Adding a new column to a database table sounds routine. It isn’t. Every choice—type, default, nullability, indexing—can ripple across systems. Get it wrong, and you’ll face slow queries, downtime, or brittle code. Get it right, and you’ve created a clean path for features to evolve.
First, define the column name with precision. Avoid vague terms. Pick a name that will still make sense two years from now. Next, choose the correct data type. Use INTEGER or BIGINT for counts. Use TEXT for unbounded strings, but beware of performance. For monetary values, use fixed-point types to prevent rounding errors.
Decide on nullability. If a column must always have a value, declare it NOT NULL and set a default. This protects you from insert failures later. Index only if real-world queries demand it—over-indexing bloats storage and slows writes.
In relational databases like PostgreSQL or MySQL, adding a new column is often an ALTER TABLE statement:
ALTER TABLE users
ADD COLUMN last_login_at TIMESTAMP WITH TIME ZONE DEFAULT NOW() NOT NULL;
On large tables, run schema changes during low traffic. In zero-downtime systems, pair ADD COLUMN with background backfill scripts. Roll changes out in stages to avoid locking the table for too long. Test on a production-like dataset before deploying.

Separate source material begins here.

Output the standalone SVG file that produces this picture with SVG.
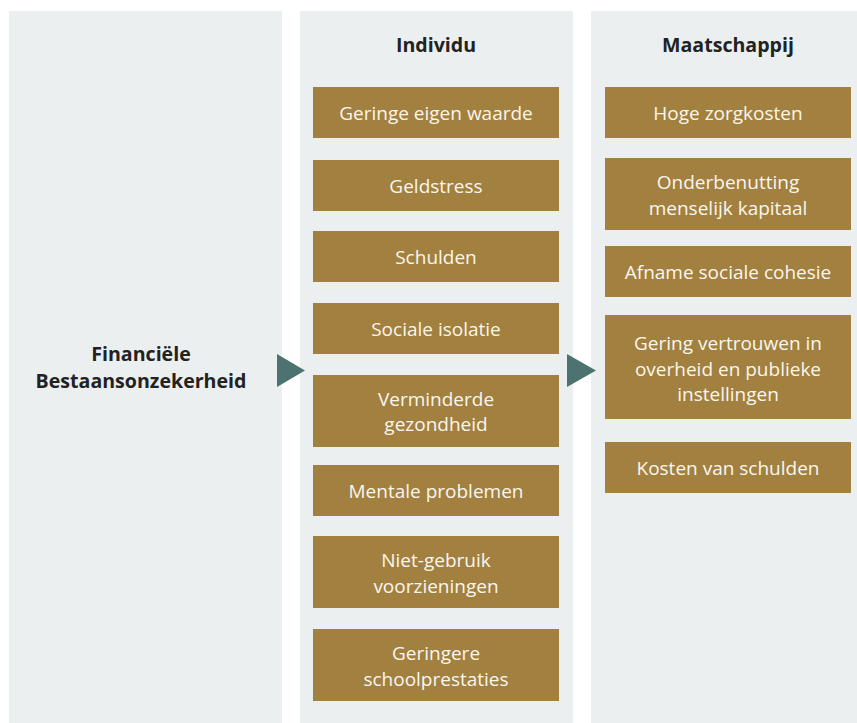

In analytics systems like BigQuery or Snowflake, new columns are simpler to add, but you must track schema consistency across pipelines and downstream consumers. Schema drift can lead to silent failures or broken dashboards.
Adding a new column is not just a schema change. It’s a contract update between your data layer and every part of the stack that touches it. The most successful teams integrate migrations into CI/CD, enforce review, and keep a shared log of changes.
When you plan it well, a new column becomes invisible to the user and solid for the developer. When you don’t, the rollback can cost days.